JOB: Look below and pull out each line with the word "matplotlib".

[Records contained in a dataset]
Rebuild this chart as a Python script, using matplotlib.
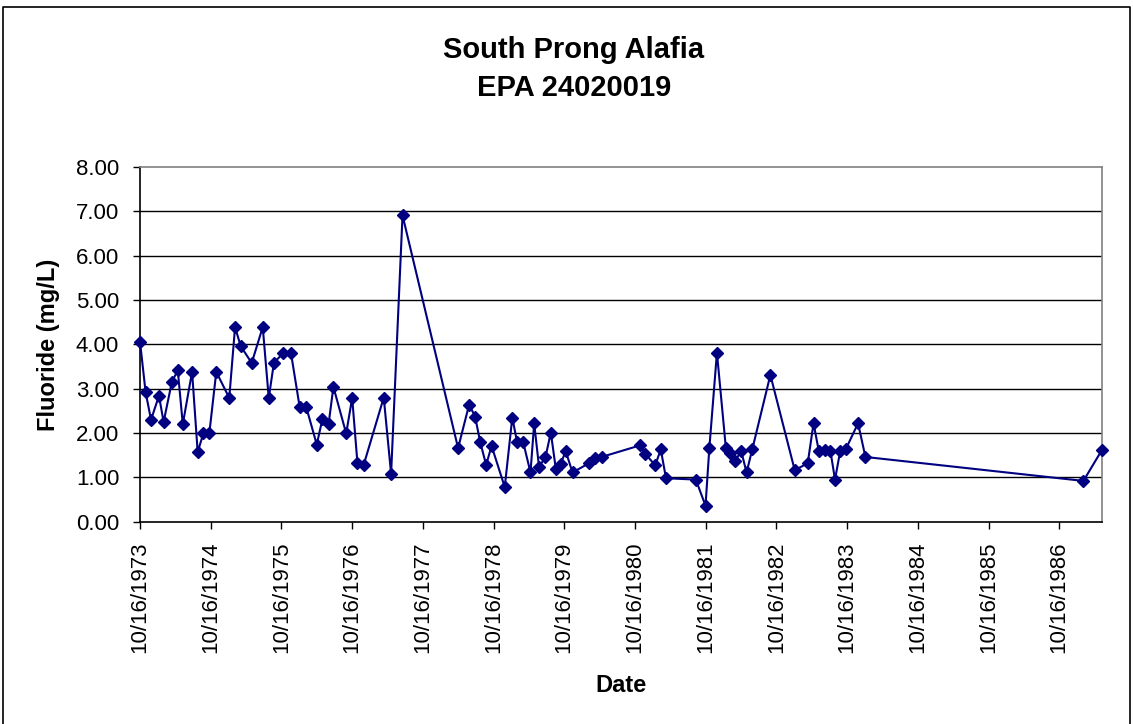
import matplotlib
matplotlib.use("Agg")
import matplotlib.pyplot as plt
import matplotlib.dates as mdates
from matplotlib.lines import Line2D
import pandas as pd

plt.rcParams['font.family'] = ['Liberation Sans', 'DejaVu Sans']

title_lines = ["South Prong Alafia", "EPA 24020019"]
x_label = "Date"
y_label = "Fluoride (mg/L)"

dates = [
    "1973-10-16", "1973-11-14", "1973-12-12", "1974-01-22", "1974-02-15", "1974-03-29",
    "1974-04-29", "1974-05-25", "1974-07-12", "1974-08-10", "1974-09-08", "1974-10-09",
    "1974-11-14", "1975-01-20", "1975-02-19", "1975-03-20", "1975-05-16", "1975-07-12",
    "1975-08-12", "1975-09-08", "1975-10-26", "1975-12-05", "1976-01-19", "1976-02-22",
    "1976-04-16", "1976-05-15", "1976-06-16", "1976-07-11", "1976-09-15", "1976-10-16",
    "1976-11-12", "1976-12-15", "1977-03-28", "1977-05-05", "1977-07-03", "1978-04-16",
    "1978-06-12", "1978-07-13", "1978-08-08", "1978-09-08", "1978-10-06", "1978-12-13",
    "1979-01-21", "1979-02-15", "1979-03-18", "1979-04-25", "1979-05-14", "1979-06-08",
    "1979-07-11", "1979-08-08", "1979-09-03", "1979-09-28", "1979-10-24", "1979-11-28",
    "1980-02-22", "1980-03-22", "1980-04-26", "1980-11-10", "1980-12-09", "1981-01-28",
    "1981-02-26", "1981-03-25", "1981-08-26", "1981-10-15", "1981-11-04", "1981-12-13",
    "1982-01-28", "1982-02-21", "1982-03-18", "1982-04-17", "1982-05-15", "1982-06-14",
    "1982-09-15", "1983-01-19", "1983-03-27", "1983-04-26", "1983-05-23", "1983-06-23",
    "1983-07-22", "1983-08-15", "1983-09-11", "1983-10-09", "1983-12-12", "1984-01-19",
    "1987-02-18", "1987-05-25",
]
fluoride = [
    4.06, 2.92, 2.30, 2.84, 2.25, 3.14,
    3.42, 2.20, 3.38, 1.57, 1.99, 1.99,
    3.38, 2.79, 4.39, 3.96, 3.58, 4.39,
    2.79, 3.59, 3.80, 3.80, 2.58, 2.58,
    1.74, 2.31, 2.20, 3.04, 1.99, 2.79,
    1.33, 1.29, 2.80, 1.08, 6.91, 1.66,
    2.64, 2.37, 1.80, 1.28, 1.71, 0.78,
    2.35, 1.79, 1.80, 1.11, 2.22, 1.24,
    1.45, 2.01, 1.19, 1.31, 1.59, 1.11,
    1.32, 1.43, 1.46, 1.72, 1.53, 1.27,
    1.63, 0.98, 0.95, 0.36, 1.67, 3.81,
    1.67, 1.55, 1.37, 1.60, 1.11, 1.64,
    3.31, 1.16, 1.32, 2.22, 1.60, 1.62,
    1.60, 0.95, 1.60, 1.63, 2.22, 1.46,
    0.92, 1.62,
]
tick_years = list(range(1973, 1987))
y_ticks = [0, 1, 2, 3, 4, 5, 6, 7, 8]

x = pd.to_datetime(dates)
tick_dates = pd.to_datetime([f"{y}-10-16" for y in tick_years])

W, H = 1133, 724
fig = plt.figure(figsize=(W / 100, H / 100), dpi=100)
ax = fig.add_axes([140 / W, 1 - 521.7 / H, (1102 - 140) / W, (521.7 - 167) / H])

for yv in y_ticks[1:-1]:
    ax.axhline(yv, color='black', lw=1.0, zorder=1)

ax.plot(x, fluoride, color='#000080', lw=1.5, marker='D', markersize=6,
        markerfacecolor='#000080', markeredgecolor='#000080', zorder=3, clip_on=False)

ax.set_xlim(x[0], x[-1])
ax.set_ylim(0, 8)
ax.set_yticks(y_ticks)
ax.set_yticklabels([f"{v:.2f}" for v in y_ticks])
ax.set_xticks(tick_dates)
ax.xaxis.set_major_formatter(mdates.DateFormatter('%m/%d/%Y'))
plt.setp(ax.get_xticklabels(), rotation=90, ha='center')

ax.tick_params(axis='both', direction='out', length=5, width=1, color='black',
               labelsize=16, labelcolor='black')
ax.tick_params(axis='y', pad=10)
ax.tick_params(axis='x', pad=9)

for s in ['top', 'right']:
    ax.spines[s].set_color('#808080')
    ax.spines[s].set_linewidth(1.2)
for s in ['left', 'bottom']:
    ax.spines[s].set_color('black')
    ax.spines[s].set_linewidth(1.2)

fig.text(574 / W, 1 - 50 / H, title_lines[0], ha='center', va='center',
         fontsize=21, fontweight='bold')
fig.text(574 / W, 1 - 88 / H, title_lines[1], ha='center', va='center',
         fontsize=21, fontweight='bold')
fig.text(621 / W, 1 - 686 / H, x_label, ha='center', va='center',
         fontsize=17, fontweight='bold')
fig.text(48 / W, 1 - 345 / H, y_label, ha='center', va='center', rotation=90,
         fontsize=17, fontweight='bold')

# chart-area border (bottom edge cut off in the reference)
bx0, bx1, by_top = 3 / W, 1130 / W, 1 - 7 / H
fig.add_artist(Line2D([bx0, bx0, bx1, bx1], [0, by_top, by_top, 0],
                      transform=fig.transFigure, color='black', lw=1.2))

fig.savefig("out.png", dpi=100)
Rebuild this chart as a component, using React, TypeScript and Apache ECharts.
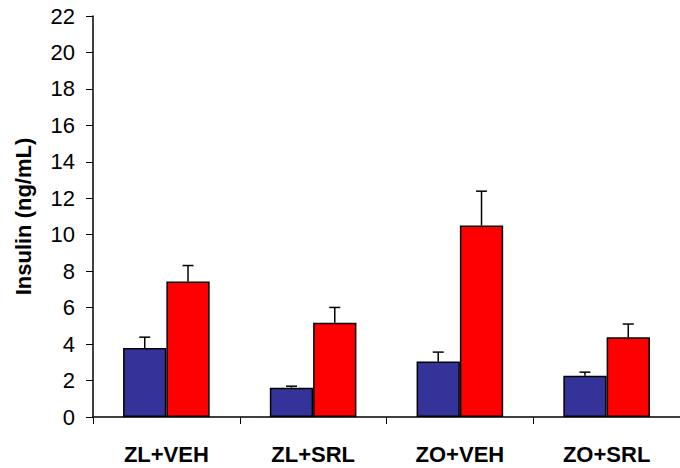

COMPLETED EXERCISE:
Rebuild this chart as a Python script, using matplotlib.
import matplotlib
matplotlib.use("Agg")
import matplotlib.pyplot as plt
import matplotlib.dates as mdates
from matplotlib.lines import Line2D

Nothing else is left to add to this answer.